The list of school board members who said they weren’t ready to watch Runcie go without due process for his pending criminal case included Ann Murray, the District 1 member; Donna P. Korn, the seat 8 countywide at-large member; and Patricia Good, the District 2 member.
“I didn’t know that we would ... be saying goodbye,” said Nora Rupert, the District 7 member, during the workshop.
Prosecutors said Runcie’s case stems from his testimony to a state grand jury about alleged communication with witnesses in a pending public corruption case. Anthony Hunter, BCPS’s former chief information officer, was accused of steering BCPS business to a generous friend. He was arrested on Jan. 12.
Runcie and Myrick were preparing to negotiate mutual separation deals that the school board members will later review and vote on.
Osgood was preparing to have an item ready for the 11 a.m. school board meeting on Thursday.
“The item on Thursday will allow us to move the district forward,” Osgood said during the Tuesday workshop, later adding “Not one individual can make decisions on behalf of the board, so once we come to Thursday and then you give me the authority to go and do the negotiations.”

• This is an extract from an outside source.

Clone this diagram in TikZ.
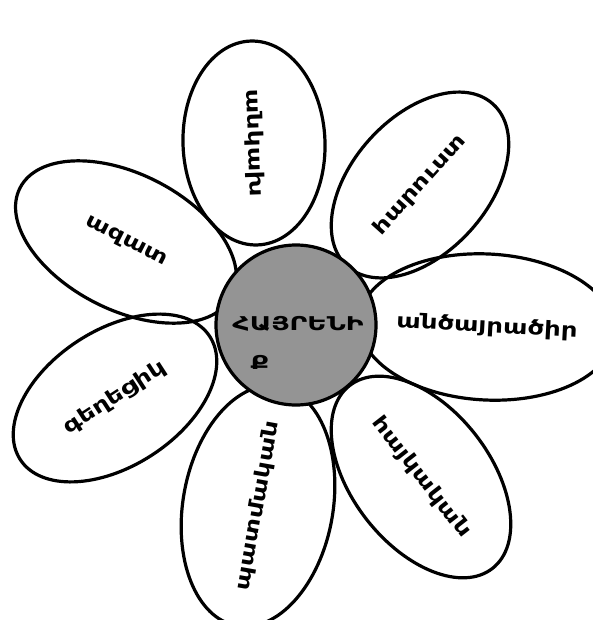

Osgood said during the negotiations she and attorneys will “craft something with some type of legal help” and come back to the school board so the members can make amends and make decisions as a body.
“We will make it an action item on Thursday. That action item will give the chair the capacity to go and negotiate and work out the final terms to bring to you in a subsequent board meeting that we can then vote on,” Osgood said.
The school board will set the parameters and vote, if necessary during a future special school board meeting, Osgood said. Laurie Rich Levinson, the District 6 school board member and vice-chair, said she supported the chair. Jeffrey Moquin, the chief of staff at BCPS, said the board will also have to decide how to find Runcie’s replacement.
Related statement
The school board released this statement on Wednesday afternoon:
During Tuesday’s, April 27, School Board Workshop, Superintendent Robert W. Runcie and General Counsel Barbara Myrick said they are willing to discuss paths to mutual agreements of separation.
At tomorrow’s, Thursday, April 29, Special School Board Meeting, the Board will be asked to authorize the Chair, assisted by appropriate legal counsel, to meet with the Superintendent and General Counsel and their respective representatives to explore mutual agreements for separation. If and when tentative agreements are reached, they will then be brought to a public School Board Meeting for discussion and approval.